As an example, say you purchased a mutual fund for $10,000 last year.  Over the course of this year, your mutual fund’s value reduced to $5,000.  If you sold the holding, you would have a loss of $5,000.  Using the tax law to your benefit, you are able to reduce your ordinary income by $3,000 for the current year and carry over the remaining $2,000 for writing off against the following year’s income.

It is important to note that the loss is first used to offset any capital gains you may have realized before you can use it to reduce ordinary income. Continuing the example, if you also sold investments in the current year that had capital gains of $2,600, your net capital loss for the year would be $2,400 ($5,000 minus $2,600).
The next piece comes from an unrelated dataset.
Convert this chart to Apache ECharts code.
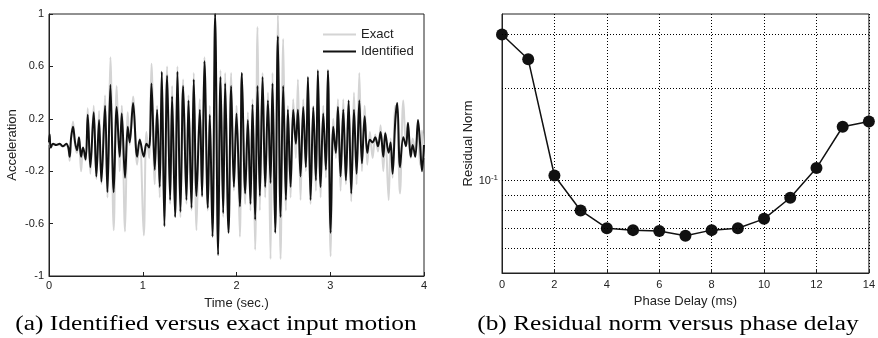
<!DOCTYPE html>
<html>
<head>
<meta charset="utf-8">
<script src="https://cdn.jsdelivr.net/npm/echarts@6/dist/echarts.min.js"></script>
<style>
  html, body { margin: 0; padding: 0; background: #fff; }
  #chart { width: 878px; height: 338px; }
</style>
</head>
<body>
<div id="chart"></div>
<script>
// (a) time series, peaks
const times = [0.000, 0.007, 0.018, 0.043, 0.078, 0.114, 0.149, 0.185, 0.206, 0.221, 0.235, 0.256, 0.278, 0.299, 0.320, 0.342, 0.363, 0.391, 0.413, 0.441,
  0.477, 0.505, 0.534, 0.559, 0.598, 0.623, 0.655, 0.690, 0.722, 0.754, 0.776, 0.811, 0.840, 0.861, 0.897, 0.940, 0.968, 1.011, 1.039, 1.068,
  1.093, 1.128, 1.153, 1.181, 1.203, 1.231, 1.260, 1.292, 1.313, 1.345, 1.370, 1.402, 1.431, 1.466, 1.488, 1.520, 1.544, 1.573, 1.609, 1.633,
  1.658, 1.694, 1.715, 1.744, 1.772, 1.804, 1.829, 1.858, 1.879, 1.915, 1.943, 1.972, 2.000, 2.036, 2.057, 2.093, 2.121, 2.149, 2.171, 2.199,
  2.224, 2.249, 2.278, 2.306, 2.335, 2.363, 2.384, 2.413, 2.441, 2.470, 2.498, 2.527, 2.548, 2.577, 2.605, 2.633, 2.655, 2.683, 2.712, 2.740,
  2.762, 2.790, 2.819, 2.847, 2.868, 2.897, 2.925, 2.954, 2.975, 3.004, 3.032, 3.060, 3.082, 3.110, 3.139, 3.167, 3.196, 3.224, 3.253, 3.281,
  3.310, 3.338, 3.367, 3.395, 3.423, 3.452, 3.480, 3.509, 3.537, 3.566, 3.587, 3.623, 3.644, 3.665, 3.694, 3.715, 3.744, 3.779, 3.808, 3.829,
  3.858, 3.879, 3.907, 3.936, 3.957, 3.979, 4.000];

const accIdentified = [0.02, 0.08, -0.02, 0.01, 0.00, 0.01, -0.01, 0.01, -0.02, -0.09, 0.05, 0.14, 0.02, -0.04, 0.06, -0.09, -0.02, -0.11, 0.23, -0.17,
  0.25, -0.24, 0.19, -0.28, 0.30, -0.36, 0.46, -0.36, 0.29, -0.09, 0.24, -0.25, 0.14, 0.02, 0.32, -0.09, 0.04, -0.09, 0.01, -0.02,
  0.47, -0.19, 0.27, -0.32, 0.56, -0.62, 0.53, -0.42, 0.37, -0.55, 0.56, -0.51, 0.45, -0.42, 0.34, -0.48, 0.50, -0.39, 0.27, -0.39,
  0.64, -0.48, 0.23, -0.70, 1.00, -0.84, 0.52, -0.52, 0.47, -0.67, 0.45, -0.32, 0.24, -0.47, 0.55, -0.37, 0.19, -0.45, 0.31, -0.57,
  0.45, -0.39, 0.52, -0.32, 0.34, -0.29, 0.47, -0.67, 0.83, -0.55, 0.45, -0.42, 0.27, -0.32, 0.27, 0.01, 0.27, -0.24, 0.29, -0.17,
  0.52, -0.42, 0.29, -0.27, 0.57, -0.32, 0.24, -0.19, 0.57, -0.67, 0.14, -0.06, 0.29, -0.24, 0.27, -0.27, 0.34, -0.37, 0.27, -0.22,
  0.34, -0.14, 0.22, -0.06, 0.04, 0.02, 0.06, -0.01, 0.10, -0.09, 0.09, -0.06, 0.02, -0.22, 0.19, 0.32, -0.17, 0.06, -0.01, 0.17,
  -0.09, 0.00, -0.09, 0.19, 0.02, -0.20, 0.00];

const accExact = [0.00, 0.03, -0.02, 0.00, 0.01, 0.00, -0.01, 0.00, -0.03, -0.12, 0.04, 0.18, 0.00, -0.06, 0.05, -0.20, -0.05, -0.12, 0.28, -0.22,
  0.30, -0.26, 0.26, -0.30, 0.38, -0.40, 0.67, -0.65, 0.45, -0.20, 0.30, -0.66, 0.25, 0.00, 0.37, -0.15, 0.05, -0.69, 0.10, -0.10,
  0.62, -0.30, 0.30, -0.40, 0.55, -0.55, 0.60, -0.45, 0.45, -0.50, 0.60, -0.55, 0.50, -0.45, 0.38, -0.50, 0.55, -0.65, 0.35, -0.40,
  0.67, -0.50, 0.30, -0.60, 0.70, -0.75, 0.57, -0.55, 0.55, -0.60, 0.55, -0.35, 0.30, -0.70, 0.55, -0.45, 0.25, -0.50, 0.35, -0.80,
  0.90, -0.50, 0.55, -0.40, 0.40, -0.87, 0.55, -0.60, 0.99, -0.87, 0.81, -0.50, 0.30, -0.40, 0.35, -0.10, 0.50, -0.42, 0.35, -0.20,
  0.50, -0.45, 0.30, -0.35, 0.40, -0.40, 0.30, -0.25, 0.55, -0.85, 0.20, -0.10, 0.35, -0.35, 0.35, -0.30, 0.30, -0.43, 0.40, -0.30,
  0.55, -0.20, 0.30, -0.15, 0.10, -0.10, 0.08, -0.05, 0.15, -0.20, 0.10, -0.42, 0.05, -0.25, 0.30, 0.20, -0.37, 0.34, 0.00, 0.12,
  -0.10, 0.05, -0.05, 0.15, -0.15, 0.11, -0.10];

const accTicks = [-1, -0.6, -0.2, 0.2, 0.6, 1];

// (b) residual norm against phase delay
const phaseDelay = [0, 1, 2, 3, 4, 5, 6, 7, 8, 9, 10, 11, 12, 13, 14];
const residualNorm = [0.300, 0.249, 0.104, 0.080, 0.070, 0.069, 0.0685, 0.0661, 0.069, 0.070, 0.0751, 0.088, 0.110, 0.150, 0.156];
const normGrid = [0.06, 0.07, 0.08, 0.09, 0.1, 0.2, 0.3];

const captions = ['(a) Identified versus exact input motion', '(b) Residual norm versus phase delay'];

const sans = 'Liberation Sans';

let myChart = echarts.init(document.getElementById('chart'));

const zip = (xs, ys) => xs.map((x, i) => [x, ys[i]]);

// caption text in the scan is a bit stretched sideways, so scale it
const caption = (text, cx) => ({
    type: 'text',
    x: cx, y: 315,
    scaleX: 1.27,
    style: {
        text: text, x: 0, y: 0,
        font: '20px "Liberation Serif"',
        fill: '#000',
        textAlign: 'center', textVerticalAlign: 'top'
    }
});

let option = {
    backgroundColor: '#fff',
    animation: false,
    textStyle: { fontFamily: sans },
    graphic: [caption(captions[0], 216), caption(captions[1], 668)],
    legend: {
        orient: 'vertical',
        left: 318, top: 23,
        icon: 'rect',
        itemWidth: 33, itemHeight: 2, itemGap: 4,
        textStyle: { fontSize: 13, color: '#222', fontFamily: sans },
        data: ['Exact', 'Identified']
    },
    grid: [
        { left: 49, right: 454, top: 14, bottom: 62, show: true, borderColor: '#222', borderWidth: 1, backgroundColor: 'transparent' },
        { left: 502, right: 6, top: 14, bottom: 65, show: true, borderColor: '#222', borderWidth: 1, backgroundColor: 'transparent' }
    ],
    xAxis: [
        {
            gridIndex: 0, type: 'value', min: 0, max: 4, interval: 1,
            name: 'Time (sec.)', nameLocation: 'middle', nameGap: 21,
            nameTextStyle: { fontSize: 13, color: '#222' },
            axisLine: { onZero: false, lineStyle: { color: '#222' } },
            axisTick: { inside: true, length: 4, lineStyle: { color: '#222' } },
            axisLabel: { fontSize: 11, color: '#222', margin: 4 },
            splitLine: { show: false }
        },
        {
            gridIndex: 1, type: 'value', min: 0, max: 14, interval: 2,
            name: 'Phase Delay (ms)', nameLocation: 'middle', nameGap: 22,
            nameTextStyle: { fontSize: 13, color: '#222' },
            axisLine: { onZero: false, lineStyle: { color: '#222' } },
            axisTick: { inside: true, length: 4, lineStyle: { color: '#222' } },
            axisLabel: { fontSize: 11, color: '#222', margin: 6 },
            splitLine: { show: true, lineStyle: { color: '#000', type: [1, 2], width: 1 } }
        }
    ],
    yAxis: [
        {
            gridIndex: 0, type: 'value', min: -1, max: 1,
            name: 'Acceleration', nameLocation: 'middle', nameGap: 30, nameRotate: 90,
            nameTextStyle: { fontSize: 13, color: '#222' },
            axisLine: { onZero: false, lineStyle: { color: '#222' } },
            axisTick: { inside: true, length: 4, customValues: accTicks, lineStyle: { color: '#222' } },
            axisLabel: { fontSize: 11, color: '#222', margin: 5, customValues: accTicks },
            splitLine: { show: false }
        },
        {
            gridIndex: 1, type: 'log', logBase: 10, min: 0.05, max: 0.35,
            name: 'Residual Norm', nameLocation: 'middle', nameGap: 27, nameRotate: 90,
            nameTextStyle: { fontSize: 13, color: '#222' },
            axisLine: { onZero: false, lineStyle: { color: '#222' } },
            axisTick: { show: false },
            axisLabel: { show: false },
            splitLine: { show: false }
        }
    ],
    series: [
        {
            name: 'Exact', type: 'line', xAxisIndex: 0, yAxisIndex: 0,
            data: zip(times, accExact),
            symbol: 'none', smooth: 0.35,
            lineStyle: { color: '#d4d4d4', width: 2 },
            itemStyle: { color: '#d4d4d4' },
            z: 2
        },
        {
            name: 'Identified', type: 'line', xAxisIndex: 0, yAxisIndex: 0,
            data: zip(times, accIdentified),
            symbol: 'none', smooth: 0.35,
            lineStyle: { color: '#111', width: 2 },
            itemStyle: { color: '#111' },
            z: 3
        },
        {
            name: 'Residual', type: 'line', xAxisIndex: 1, yAxisIndex: 1,
            data: zip(phaseDelay, residualNorm),
            symbol: 'circle', symbolSize: 12,
            lineStyle: { color: '#111', width: 1.5 },
            itemStyle: { color: '#111' },
            z: 3,
            markLine: {
                silent: true,
                symbol: 'none',
                lineStyle: { color: '#000', type: [1, 2], width: 1 },
                label: { show: false },
                data: normGrid.map(v => ({
                    yAxis: v,
                    label: v === 0.1 ? {
                        show: true, position: 'start', distance: 4,
                        formatter: '10{s|-1}', fontSize: 11, color: '#222',
                        rich: { s: { fontSize: 8, verticalAlign: 'top', padding: [0, 0, 6, 0], color: '#222' } }
                    } : { show: false }
                }))
            }
        }
    ]
};
option && myChart.setOption(option);
</script>
</body>
</html>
This would allow you to take the capital gains with zero taxes (just like Donald!) and also reduce your ordinary (wage) income by the remaining $2,400 of net capital loss.

Tax-loss harvesting is the action of realizing a loss in order to utilize the loss as a reduction against your other gains and ordinary income. You may not have chosen to sell the losing investment at that particular time for any other reason, but the benefit of tax-loss harvesting caused you to take the action.

The good news is that you can sell any loss positions (and let’s face it, who doesn’t have a loss position?) that you currently hold and then take this reduction of up to $3,000 in ordinary income for your current year’s taxes, which you’ll file next April.  It’ll be a nice surprise for you (if you’ve forgotten about it) when you get ready to file.

Not available to an IRA

This is one of the many benefits of holding at least a portion of your investments in non-qualified or non-IRA accounts.  Because in your IRA or 401(k) plan, losses you sustain are of no tax consequence.  Likewise, gains that you experience, along with the funds that you “hid” from taxes in earlier years, will be taxed at ordinary income tax rates – which are presently higher than the capital gains rates assessed against your taxable account gains.  And I don’t expect that the ordinary income tax rates are set to decline appreciably at any time in the near future, given the deficit spending being introduced at an alarming pace these days.